In the poorer neighborhoods, teenagers play in flip-flops, shooting at rims nailed to scrap wood and attached to a random pole or storefront. These courts pop up everywhere, and Bartholomew (himself a tall white man with actual sneakers) gets invited to play. It's less formal than even hoops in cornfields or on American elementary school grounds. But it serves the same social purpose.
Not all basketball courts in Manila are this underdeveloped, however. The rich neighborhoods have beautiful courts. And then there are the arenas of the Philippine Basketball Association, the archipelago's version of the NBA, only not quite as iconic worldwide. But at home in the Philippines, the PBA is more popular than the NBA is in the United States. Political and social leaders pack the front rows of games between the Alaska Aces (sponsored by a milk company) and the Barangay Ginebra Kings (brought to you by a Filipino distillery). Kids pile in to watch their national heroes play alongside American and European cast-offs. Characters like Rosell Ellis litter the rosters.

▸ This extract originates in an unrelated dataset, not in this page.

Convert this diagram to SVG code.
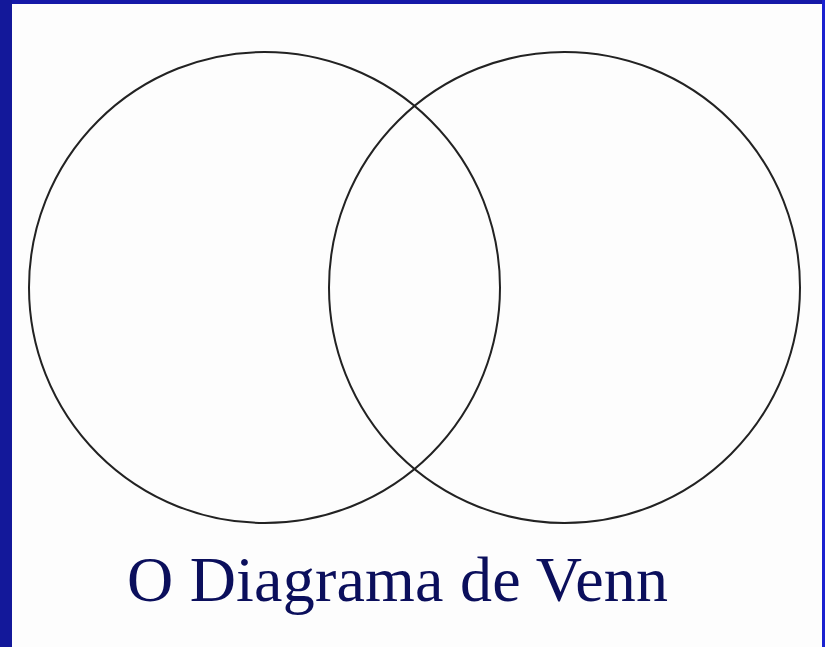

Ellis was a McDonald's All-American in 1993. Academics kept him from a big program, and two years dominating at McNeese State left Ellis hustling in the minor leagues with the hopes of drawing the attention of an NBA club. But in an International Basketball Association game in Des Moines, Ellis went berserk and choked a referee on the court -- in plain view of NBA scouts in the stands. Needless to say, Ellis' NBA aspirations were over. But he remained a professional basketball player, eventually becoming a popular import with the Alaska Aces, a team coached by American Tim Cone, a proponent of Tex Winter's Triangle offense. (See? The deities are the same everywhere.)
The cast-offs pop up in every pro league -- remember Bonzi Wells in the Chinese Basketball Association, or Antoine Walker in Puerto Rico? What makes the PBA different is the passion of the fans. Billy Ray Bates, a name forgotten by all but the most dedicated basketball savants stateside, is a hero in the Philippines because of his electric dominance. Players like Ellis and Willie Miller earn nicknames and adoration. Referees hide from mobs of angry fans in the arena parking lots. Players like Ellis consider the nation's devotion to basketball a gift and a curse: It allows salaries to be competitive and makes the games a lot more fun, but also adds extraordinary pressure to perform.
Like Jack McCallum's Seven Seconds or Less, Bartholomew spends time embedded with Cone's Aces, seeing firsthand the challenge of meeting big league expectations with minor league talent. So much of the idiosyncratic image of Filipino basketball madness stems from the physical limitations of both the Filipino people (whose men, on average, stand shorter than Earl Boykins) and the challenges posed by the archipelago's sweltering climate. There's also the dedication to the art of the sport, which disconnects with our American vision of the game's aesthetic value stemming from the dunk, a task made more difficult in the Philippines due to the aforementioned height issue. Filipino players have instead translated the dunk into their language, creating the trick lay-up. And this type of cultural touchstone -- not the lay-up itself, but its creation myth -- gets at just what makes basketball in the Philippines so special: the kids in flip-flops in the barrios and the McDonald's All-Americans in the arena are all connected through this unique basketball mythology created here.
Pacific Rims is a new entry in the basketball canon, a veritable sequel to David Halberstam's Breaks of the Game. Where Halberstam cut through spectacle to show us the real NBA, Bartholomew cuts through cultural barriers to show us real basketball. In a setting as gritty as Rick Telander's Bed-Stuy in Heaven Is a Playground, Bartholomew presents not just a history of the Filipino love affair with basketball. Pacific Rims is a thesis digging into the very core of the sport and of Filipino culture, which, Bartholomew finds, are inextricably intertwined.